Dans sa guerre de sape contre l’agriculture, Corinne Lepage a déposé un recours afin de limiter les épandages agricoles. Faute de preuves convaincantes, le Conseil d’État n’a pas retenu les arguments avancés par l’avocate
Depuis que Corinne Lepage a délaissé son parti politique – Cap21/ LRC – aux résultats médiocres, ainsi que son association anti-OGM – le Criigen – devenue léthargique à la suite, notamment, du départ de Gilles-Éric Séralini, elle se concentre désormais sur son activité d’avocate.
Feu juridique tous azimuts
On la voit en effet s’impliquer dans de nombreuses procédures ciblant les activités agricoles en général, et les pesticides en particulier. Le cabinet Huglo Lepage Avocats est d’ailleurs partenaire de l’association Justice Pesticides, créée en 2017 par l’ancienne ministre écologiste. Selon les dires d’Arnaud Apoteker, son délégué général, l’objectif de l’association est de « contribuer à la multiplication des procès contre les empoisonneurs ».
Ainsi, Corinne Lepage démultiplie sa présence dans les prétoires, qu’il s’agisse, par exemple, du recours très récent visant la cellule Déméter, déposé à la demande de Pollinis et Générations Futures, ou de celui mettant en cause l’autorisation de mise sur le marché délivré par l’ANSES pour le Roundup Pro 360. En outre, l’avocate accumule les recours en défense des maires ayant pris des arrêtés antipesticides.

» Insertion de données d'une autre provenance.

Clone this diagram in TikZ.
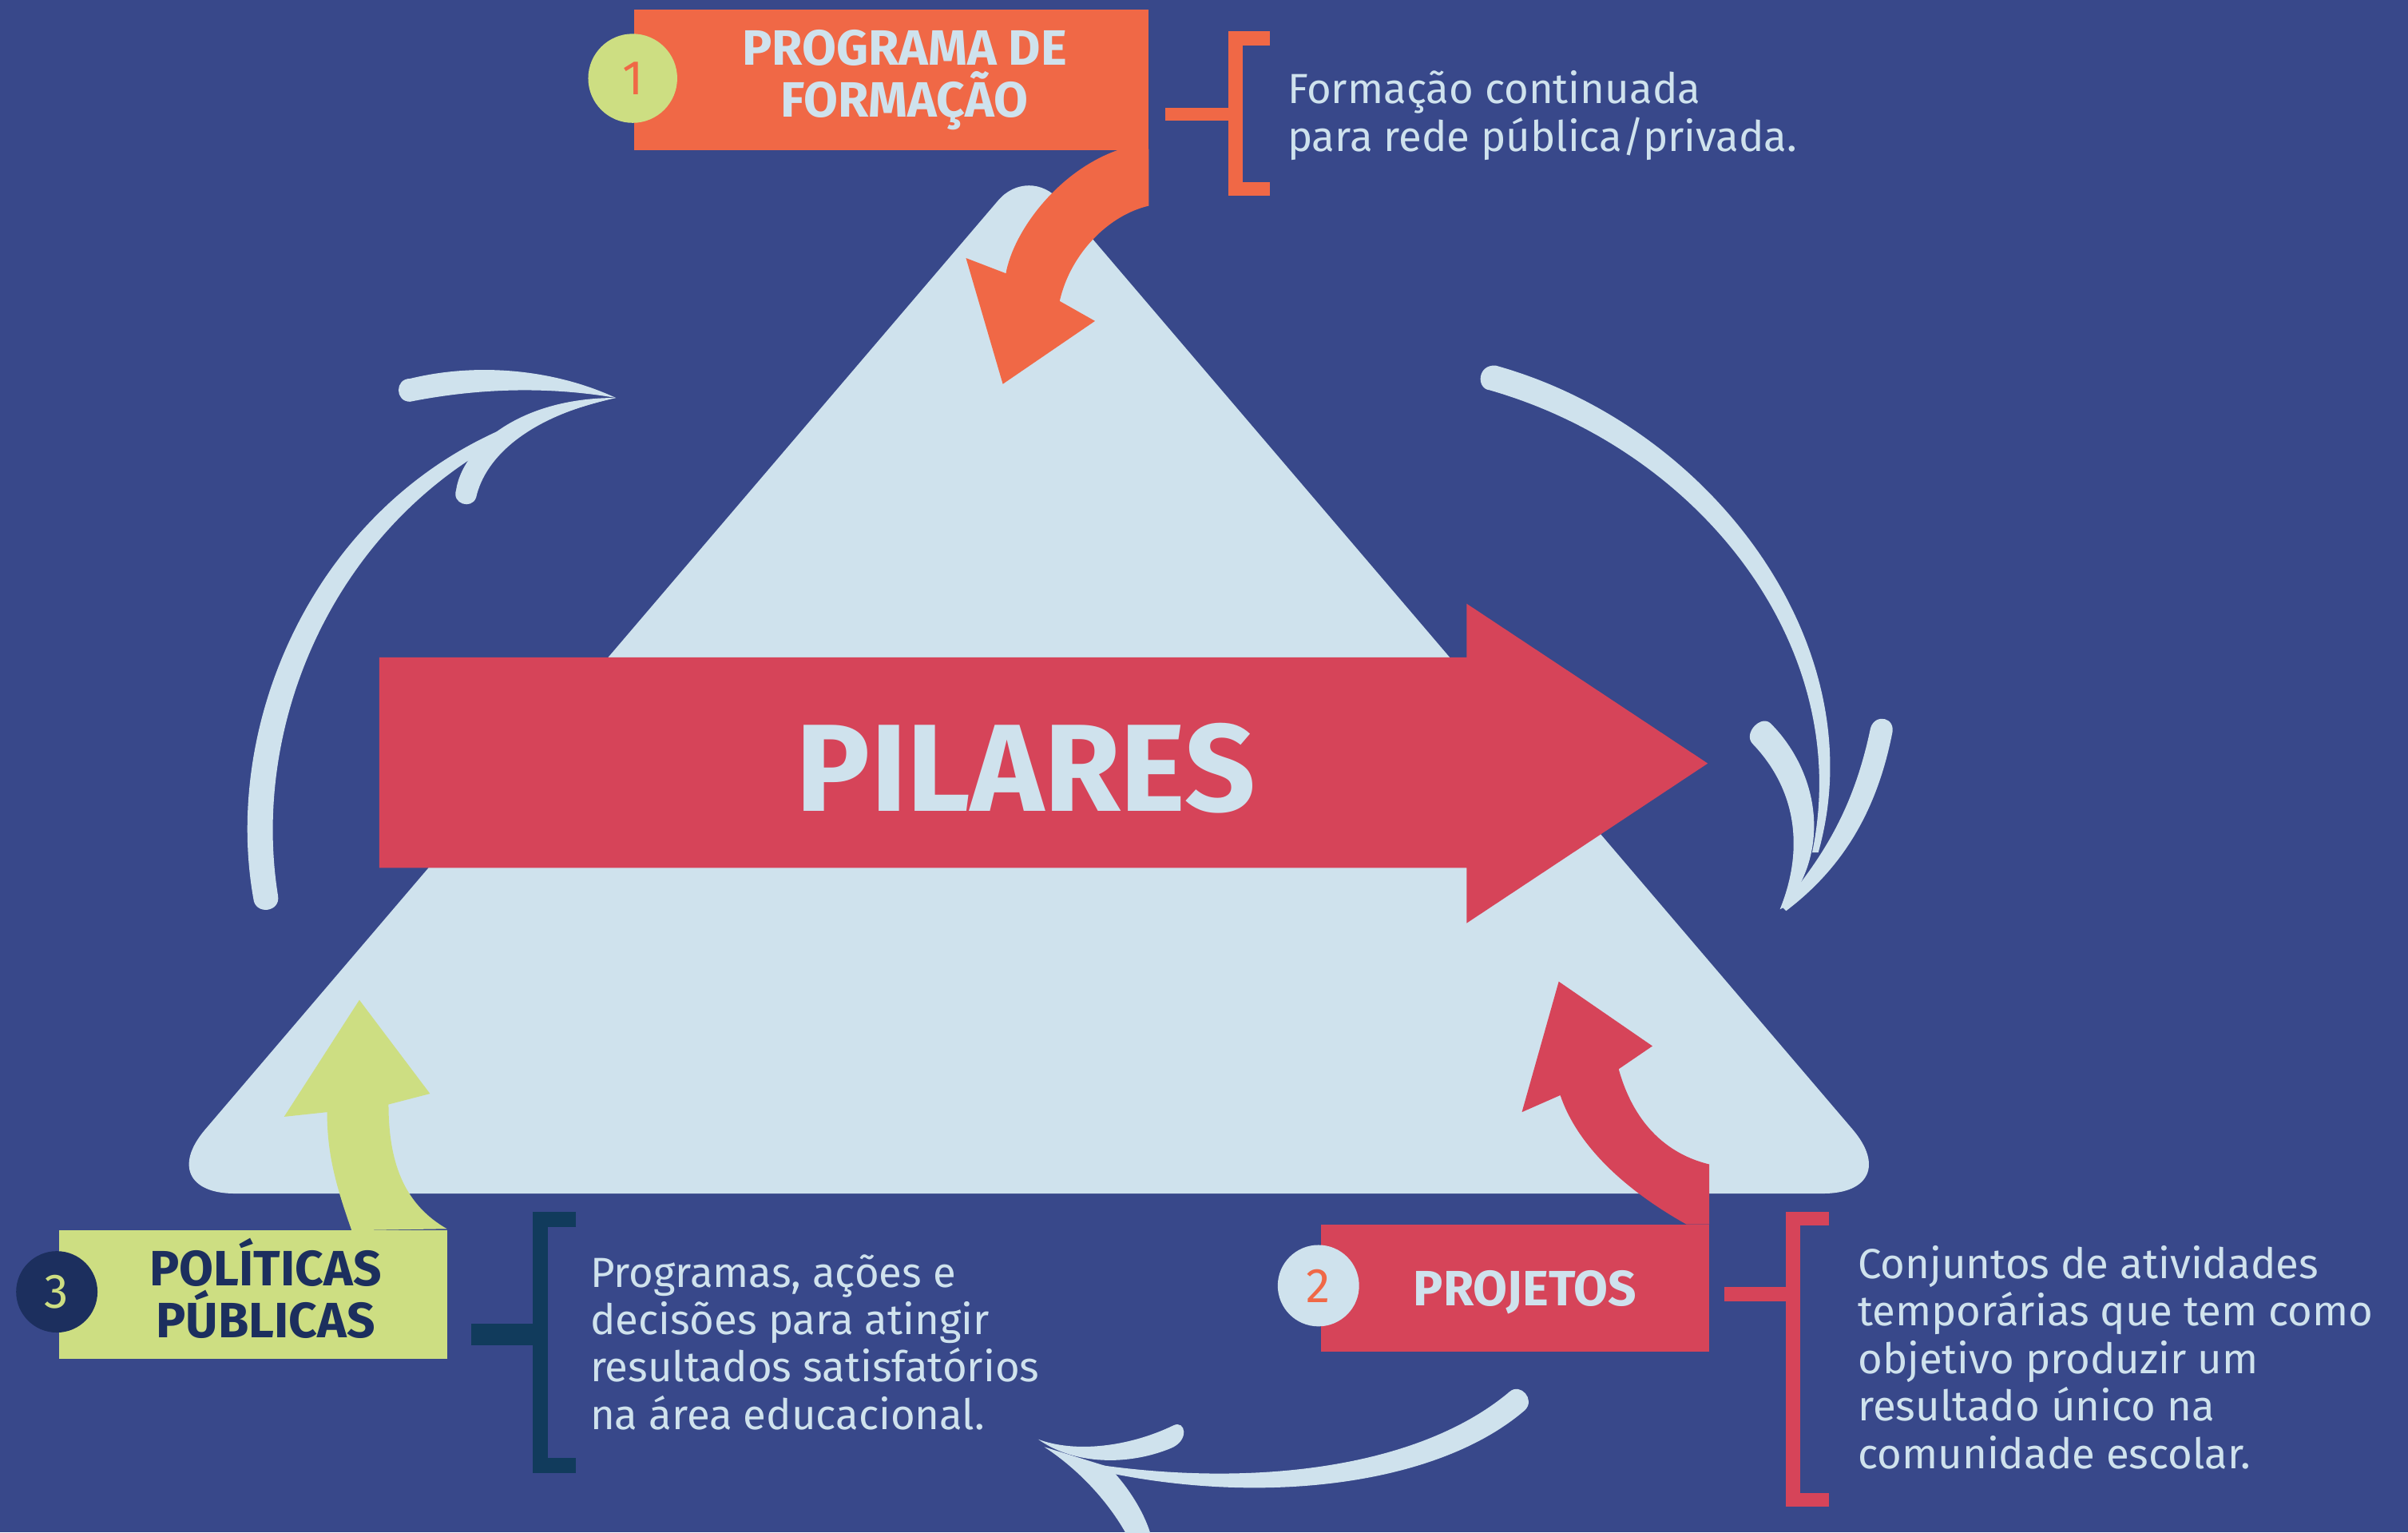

Si, pour certains d’entre eux, Corinne Lepage peut se féliciter d’avoir obtenu gain de cause, tel n’est pas le cas du dernier en date, à savoir son recours auprès du Conseil d’État déposé au nom de Respire, une association fondée en 2011 et présidée depuis 2015 par Olivier Blond, qui officiait jusque-là à la Fondation GoodPlanet, en tant que conseiller et speechwriter de son président Yann Arthus-Bertrand.
Dépôt d’un recours en plein confinement
Ainsi, en plein confinement, alors que le monde agricole se mobilise comme jamais auparavant pour nourrir la population française, Respire et Corinne Lepage n’ont pas hésité à saisir la plus haute juridiction administrative pour obtenir la fin des épandages agricoles (lisiers et engrais), au prétexte qu’ils « aggraveraient la pandémie ». Lors de l’audience du 16 avril dernier, l’association requérante a présenté trois études afin de justifier sa demande d’interdiction : une étude chinoise datée du 20 novembre 2003 concernant le SRAS et la pollution en général, une étude américaine du 5 avril 2020, ainsi qu’une étude italienne « qui n’a pas encore fait l’objet d’une publication par une revue scientifique dotée d’un comité de lecture », comme l’a rappelé le Conseil d’État dans les conclusions de son ordonnance rendue le 20 avril. Rejetant les arguments de la requérante, notamment en raison du fait que l’étude américaine portant sur des différences d’exposition aux particules PM 2,5 concerne « une exposition de long terme, retenant des durées d’exposition de plusieurs années minimum et pouvant aller jusqu’à dix à quinze ans », le Conseil d’État a conclu que l’absence de mesures de limitation des épandages ne constituait en aucun cas « une atteinte grave et manifestement illégale aux droits au respect à la vie et à la protection de la santé ».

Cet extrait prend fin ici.